Experts on procastination
I read an article about two of the world’s leading experts in procrastination. One was from the DePaul University and the other one from Carlton University, and I read a really interesting article talking about there’s so many ways to avoid success in life. The most sure fire way to totally avoid success is to procrastinate, because procrastinators sabotage themselves. They pull obstacles in their own path. They actually chose paths that could hurt their performance.
Have you ever sabotaged yourself? Have you ever been in a dating situation where maybe it was the perfect person for you, but you find ways to sabotage? Or possibly, sabotaging by maybe not getting your taxes in on time, or maybe not following up so you didn’t get the job. Here’s an interesting fact.

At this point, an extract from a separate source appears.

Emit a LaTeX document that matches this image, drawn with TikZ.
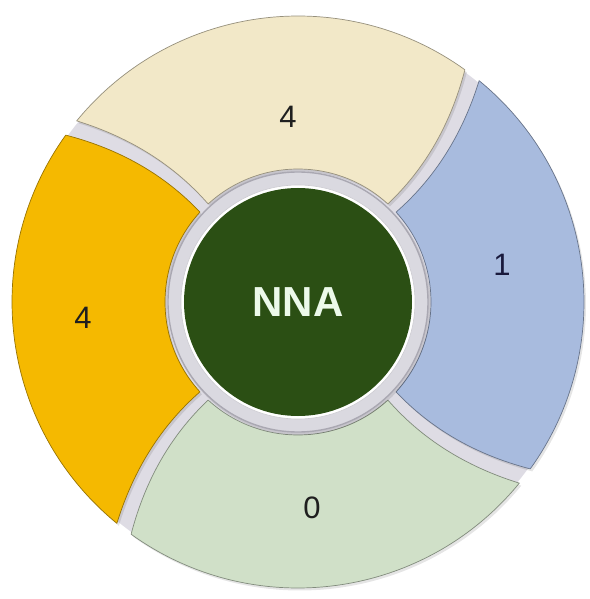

Twenty percent of people identify themselves as chronic procrastinators. Now, a chronic procrastinator may not be like you, or it could belike many of you. But, for these people, this 20%, their procrastination is a lifestyle. So basically, it covers all aspects of their life, not just one area. Maybe these are the people that don’t pay their bills on time, or maybe they don’t show up for work on time. They miss opportunities. Maybe they don’t file their taxes on time. These are the people you see on Christmas Eve in the stores just starting their shopping, because they procrastinated to the last minute.
Now, I thought that was really interesting that it’s only 20%. The rest of us are the 80% that it’s probably not a big medical reason. More or less, it’s an excuse. That’s what it pretty much boils down to.
Procrastination is also not a problem of time management or planning. I talk to so many people in my coaching practice that think, “Well, if I could just better manage my time, then I would get more done.” Not necessarily. Procrastinators are different in their ability to estimate time. We’re usually a little bit more optimistic.
We think we’re going to be able to get more done in less time. A great example would be telling someone who procrastinates to buy a weekly planner is like telling somebody with chronic depression to just cheer up. It’s a little bit more difficult than that. Just having a checklist doesn’t mean us procrastinators are going to get it done.
But, procrastinators are not born. None of us were born to have the ability to put things off, to put our dreams off, to stop thinking about what we really, really want and focusing on just the day-to-day emails or Facebook, or things that are just always in our face. Procrastination is learned. It may be learned in the family. It may be learned in all different parts of life, but it is learned.
Some people procrastinate because they either need a rush, that exhilaration. Some feel paralyzed by perfectionism. How many of you have a book idea but you feel paralyzed because you think, “Gosh, where do I start,” or, “I really want to start a business, but what if I fail.” And then others just simply don’t want to do the task. So, there’s chronic procrastination’s like we talked about. Those folks, the 20%, they may need that behavioral therapy to help them. But us other 80% really just need some tips.